#### WHAT THE TASK REQUIRES
Will you output all of the data below exactly, omitting the images?

#### DATA BLOCK

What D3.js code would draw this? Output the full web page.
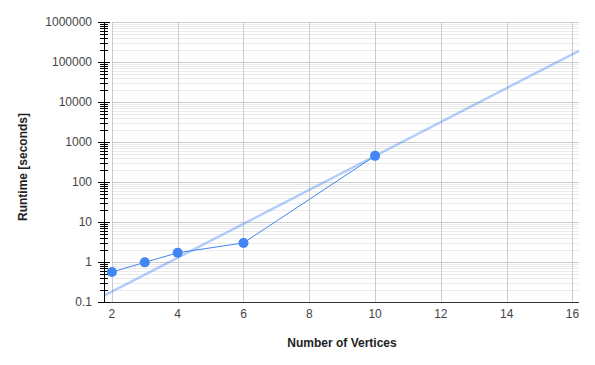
<!DOCTYPE html>
<html>
<head>
<meta charset="utf-8">
<script src="https://cdn.jsdelivr.net/npm/d3@7"></script>
<style>
  body { margin: 0; background: #fff; }
  text { font-family: "Liberation Sans", Arial, sans-serif; }
</style>
</head>
<body>
<svg id="chart" width="595" height="365"></svg>
<script>
// data
const vertices = [2, 3, 4, 6, 10];
const runtimes = [0.56, 0.98, 1.7, 3.0, 450];
// exponential trendline, end points
const trendX = [1.79, 16.2];
const trendY = [0.148, 190000];
const xTicks = [2, 4, 6, 8, 10, 12, 14, 16];
const yTicks = [0.1, 1, 10, 100, 1000, 10000, 100000, 1000000];

const plotL = 105, plotR = 579, plotT = 22, plotB = 302;

const svg = d3.select("#chart");

const x = d3.scaleLinear().domain([1.79, 16.2]).range([plotL, plotR]);
const y = d3.scaleLog().domain([0.1, 1000000]).range([plotB, plotT]);

// minor values (2..9 per decade)
let minor = [];
for (let d = 0; d < yTicks.length - 1; d++) {
  for (let m = 2; m <= 9; m++) minor.push(yTicks[d] * m);
}

const grid = svg.append("g");
const gx0 = x(2);
grid.selectAll(".minor").data(minor).enter().append("line")
  .attr("x1", gx0).attr("x2", plotR)
  .attr("y1", d => Math.round(y(d)) + 0.5).attr("y2", d => Math.round(y(d)) + 0.5)
  .attr("stroke", "#ebebeb");
grid.selectAll(".major").data(yTicks.slice(1)).enter().append("line")
  .attr("x1", gx0).attr("x2", plotR)
  .attr("y1", d => Math.round(y(d)) + 0.5).attr("y2", d => Math.round(y(d)) + 0.5)
  .attr("stroke", "#cccccc");
grid.selectAll(".vx").data(xTicks).enter().append("line")
  .attr("x1", d => Math.round(x(d)) + 0.5).attr("x2", d => Math.round(x(d)) + 0.5)
  .attr("y1", plotT).attr("y2", plotB)
  .attr("stroke", "#cccccc");
// baseline
svg.append("line")
  .attr("x1", plotL).attr("x2", plotR)
  .attr("y1", plotB + 0.5).attr("y2", plotB + 0.5)
  .attr("stroke", "#333");

// y axis line and ticks
const ax = svg.append("g");
ax.append("line")
  .attr("x1", plotL - 0.5).attr("x2", plotL - 0.5)
  .attr("y1", plotT).attr("y2", plotB + 1)
  .attr("stroke", "#000");
ax.selectAll(".mt").data(minor).enter().append("line")
  .attr("x1", plotL - 5).attr("x2", plotL + 3)
  .attr("y1", d => Math.round(y(d)) + 0.5).attr("y2", d => Math.round(y(d)) + 0.5)
  .attr("stroke", "#000");
ax.selectAll(".Mt").data(yTicks).enter().append("line")
  .attr("x1", plotL - 7).attr("x2", plotL + 5)
  .attr("y1", d => Math.round(y(d)) + 0.5).attr("y2", d => Math.round(y(d)) + 0.5)
  .attr("stroke", "#000");
ax.selectAll(".yl").data(yTicks).enter().append("text")
  .attr("x", 92).attr("y", d => y(d) + 4)
  .attr("text-anchor", "end")
  .attr("font-size", 12).attr("fill", "#444")
  .text(d => d3.format("~f")(d));

svg.selectAll(".xl").data(xTicks).enter().append("text")
  .attr("x", d => x(d)).attr("y", 318)
  .attr("text-anchor", "middle")
  .attr("font-size", 12).attr("fill", "#444")
  .text(d => d);

// trendline
svg.append("path")
  .datum(trendX.map((v, i) => [v, trendY[i]]))
  .attr("d", d3.line().x(d => x(d[0])).y(d => y(d[1])))
  .attr("fill", "none")
  .attr("stroke", "#4285f4").attr("stroke-opacity", 0.4)
  .attr("stroke-width", 2.5);

// series
const pts = vertices.map((v, i) => [v, runtimes[i]]);
svg.append("path")
  .datum(pts)
  .attr("d", d3.line().x(d => x(d[0])).y(d => y(d[1])))
  .attr("fill", "none")
  .attr("stroke", "#4285f4").attr("stroke-width", 1);
svg.selectAll(".pt").data(pts).enter().append("circle")
  .attr("cx", d => x(d[0])).attr("cy", d => y(d[1]))
  .attr("r", 5).attr("fill", "#4285f4");

// axis titles
svg.append("text")
  .attr("x", 342).attr("y", 347)
  .attr("text-anchor", "middle")
  .attr("font-size", 12).attr("font-weight", "bold").attr("fill", "#222")
  .text("Number of Vertices");
svg.append("text")
  .attr("transform", "translate(27,167) rotate(-90)")
  .attr("text-anchor", "middle")
  .attr("font-size", 12).attr("font-weight", "bold").attr("fill", "#222")
  .text("Runtime [seconds]");
</script>
</body>
</html>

#### RESULT BELOW
What D3.js code would draw this? Output the full web page.
<!DOCTYPE html>
<html>
<head>
<meta charset="utf-8">
<script src="https://cdn.jsdelivr.net/npm/d3@7"></script>
<style>
  body { margin: 0; background: #fff; }
  text { font-family: "Liberation Sans", Arial, sans-serif; }
</style>
</head>
<body>
<svg id="chart" width="595" height="365"></svg>
<script>
// data
const vertices = [2, 3, 4, 6, 10];
const runtimes = [0.56, 0.98, 1.7, 3.0, 450];
// exponential trendline, end points
const trendX = [1.79, 16.2];
const trendY = [0.148, 190000];
const xTicks = [2, 4, 6, 8, 10, 12, 14, 16];
const yTicks = [0.1, 1, 10, 100, 1000, 10000, 100000, 1000000];

const plotL = 105, plotR = 579, plotT = 22, plotB = 302;

const svg = d3.select("#chart");

const x = d3.scaleLinear().domain([1.79, 16.2]).range([plotL, plotR]);
const y = d3.scaleLog().domain([0.1, 1000000]).range([plotB, plotT]);

// minor values (2..9 per decade)
let minor = [];
for (let d = 0; d < yTicks.length - 1; d++) {
  for (let m = 2; m <= 9; m++) minor.push(yTicks[d] * m);
}

const grid = svg.append("g");
const gx0 = x(2);
grid.selectAll(".minor").data(minor).enter().append("line")
  .attr("x1", gx0).attr("x2", plotR)
  .attr("y1", d => Math.round(y(d)) + 0.5).attr("y2", d => Math.round(y(d)) + 0.5)
  .attr("stroke", "#ebebeb");
grid.selectAll(".major").data(yTicks.slice(1)).enter().append("line")
  .attr("x1", gx0).attr("x2", plotR)
  .attr("y1", d => Math.round(y(d)) + 0.5).attr("y2", d => Math.round(y(d)) + 0.5)
  .attr("stroke", "#cccccc");
grid.selectAll(".vx").data(xTicks).enter().append("line")
  .attr("x1", d => Math.round(x(d)) + 0.5).attr("x2", d => Math.round(x(d)) + 0.5)
  .attr("y1", plotT).attr("y2", plotB)
  .attr("stroke", "#cccccc");
// baseline
svg.append("line")
  .attr("x1", plotL).attr("x2", plotR)
  .attr("y1", plotB + 0.5).attr("y2", plotB + 0.5)
  .attr("stroke", "#333");

// y axis line and ticks
const ax = svg.append("g");
ax.append("line")
  .attr("x1", plotL - 0.5).attr("x2", plotL - 0.5)
  .attr("y1", plotT).attr("y2", plotB + 1)
  .attr("stroke", "#000");
ax.selectAll(".mt").data(minor).enter().append("line")
  .attr("x1", plotL - 5).attr("x2", plotL + 3)
  .attr("y1", d => Math.round(y(d)) + 0.5).attr("y2", d => Math.round(y(d)) + 0.5)
  .attr("stroke", "#000");
ax.selectAll(".Mt").data(yTicks).enter().append("line")
  .attr("x1", plotL - 7).attr("x2", plotL + 5)
  .attr("y1", d => Math.round(y(d)) + 0.5).attr("y2", d => Math.round(y(d)) + 0.5)
  .attr("stroke", "#000");
ax.selectAll(".yl").data(yTicks).enter().append("text")
  .attr("x", 92).attr("y", d => y(d) + 4)
  .attr("text-anchor", "end")
  .attr("font-size", 12).attr("fill", "#444")
  .text(d => d3.format("~f")(d));

svg.selectAll(".xl").data(xTicks).enter().append("text")
  .attr("x", d => x(d)).attr("y", 318)
  .attr("text-anchor", "middle")
  .attr("font-size", 12).attr("fill", "#444")
  .text(d => d);

// trendline
svg.append("path")
  .datum(trendX.map((v, i) => [v, trendY[i]]))
  .attr("d", d3.line().x(d => x(d[0])).y(d => y(d[1])))
  .attr("fill", "none")
  .attr("stroke", "#4285f4").attr("stroke-opacity", 0.4)
  .attr("stroke-width", 2.5);

// series
const pts = vertices.map((v, i) => [v, runtimes[i]]);
svg.append("path")
  .datum(pts)
  .attr("d", d3.line().x(d => x(d[0])).y(d => y(d[1])))
  .attr("fill", "none")
  .attr("stroke", "#4285f4").attr("stroke-width", 1);
svg.selectAll(".pt").data(pts).enter().append("circle")
  .attr("cx", d => x(d[0])).attr("cy", d => y(d[1]))
  .attr("r", 5).attr("fill", "#4285f4");

// axis titles
svg.append("text")
  .attr("x", 342).attr("y", 347)
  .attr("text-anchor", "middle")
  .attr("font-size", 12).attr("font-weight", "bold").attr("fill", "#222")
  .text("Number of Vertices");
svg.append("text")
  .attr("transform", "translate(27,167) rotate(-90)")
  .attr("text-anchor", "middle")
  .attr("font-size", 12).attr("font-weight", "bold").attr("fill", "#222")
  .text("Runtime [seconds]");
</script>
</body>
</html>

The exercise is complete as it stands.